Putting the child molestation allegations aside for a moment, a biopic examining the King of Pop and fully exploring his controversies like his childhood abuse at the hands of his father, his multiple plastic surgeries and vitiligo issues, or his sexual identity and the conception of his children would be virtually impossible with the Jackson family keeping a hawk-eye’s view of his legacy. Factoring in the allegations would render it untouchable by even the most daring studios in Hollywood. In the best of circumstances, Michael Jackson would be too complicated for a film. In a post-Leaving Neverland world, any film depiction is a non-starter, and should remain that way for the foreseeable future.
Prince once said in an interview with Tavis Smiley, “I can’t be played. A person playing me plays themselves.” He was discussing corporate manipulation, but it could easily apply to a potential film about the musician’s prolific career. In the years after his shock passing, his popularity has only grown with audiences of all ages. A film about this engrossing, enigmatic figure is a no-brainer, but I doubt Prince’s estate would want to risk his highly valuable catalog on a film that explores his androgyny, his complicated relationships, or even the highly publicized legal battle with his record label that prompted his name change to an unpronounceable symbol. The latter alone could inform a whole movie, as a matter of fact, but considering that Warner Bros. and the estate are in good standing, that conflict is likely one they will want to keep buried.
2020 will mark the 40th anniversary of the beloved Beatle’s shocking murder in New York, and it would seem like a good idea to mark the occasion with a film exploring his life and career. And there’s more than enough material: the highs of Beatlemania, his successful solo career, his relationship with Yoko Ono that people still blame the Beatles’ breakup on. That last point is what ultimately holds a meaty biopic back. Ono has worked tirelessly to look after her late husband’s legacy, and may not look kindly on a film that tackles their rocky courtship and the public’s outright hatred of her. The Beatles are instead being celebrated another way; the alt-comedy film Yesterday will be released this summer.

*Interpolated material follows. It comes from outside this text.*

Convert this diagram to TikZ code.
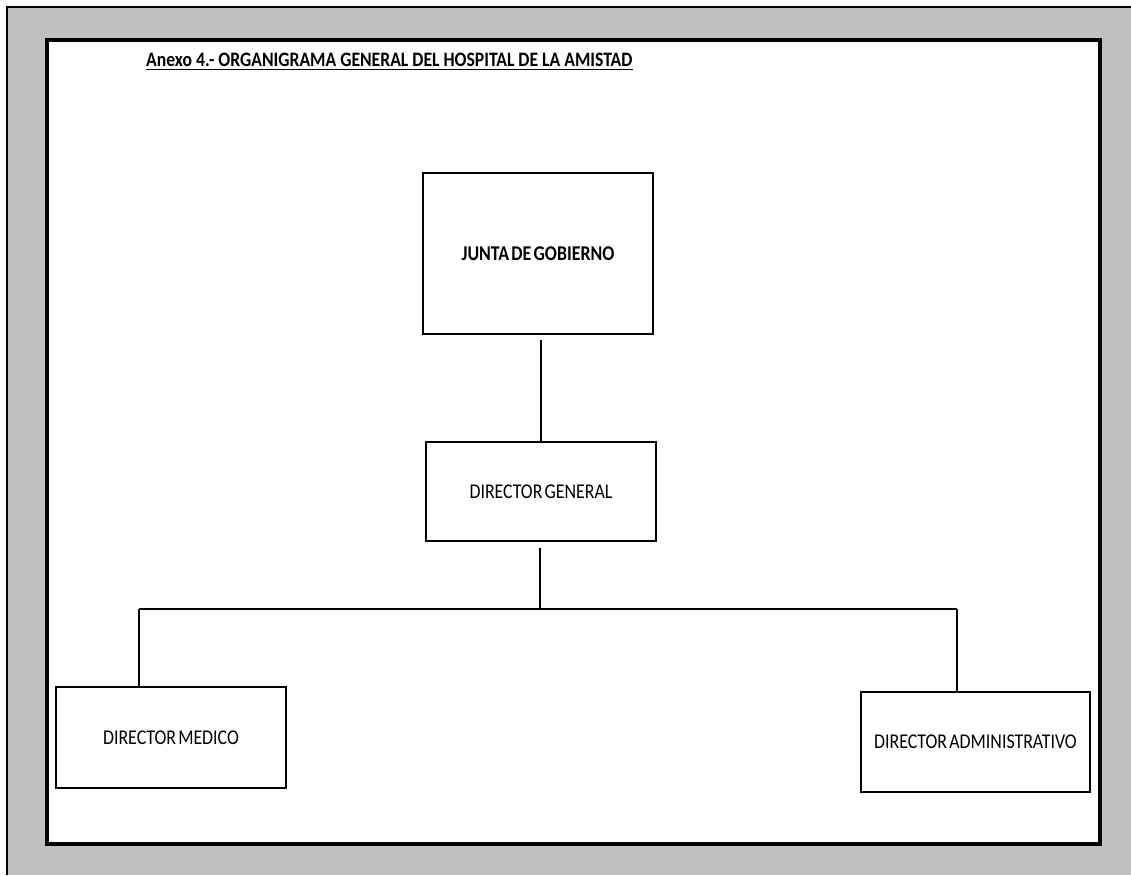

For some people, Diana Ross already has a biopic, called Dreamgirls. As for the actual story of her life, I cannot imagine a universe where Ms. Ross would ever allow a film that dug into her youthful struggles with Supremes groupmate Mary Wilson, or her love affair with Motown founder Berry Gordy and their child Rhonda. Ms. Ross shares a lot in common with Streisand, and while she loosened their reigns a bit, especially as her family has grown into the next generation, she is still a top-shelf diva who will demand more than enough input into her story to render it little more than a preening tribute to her (accurate) greatness.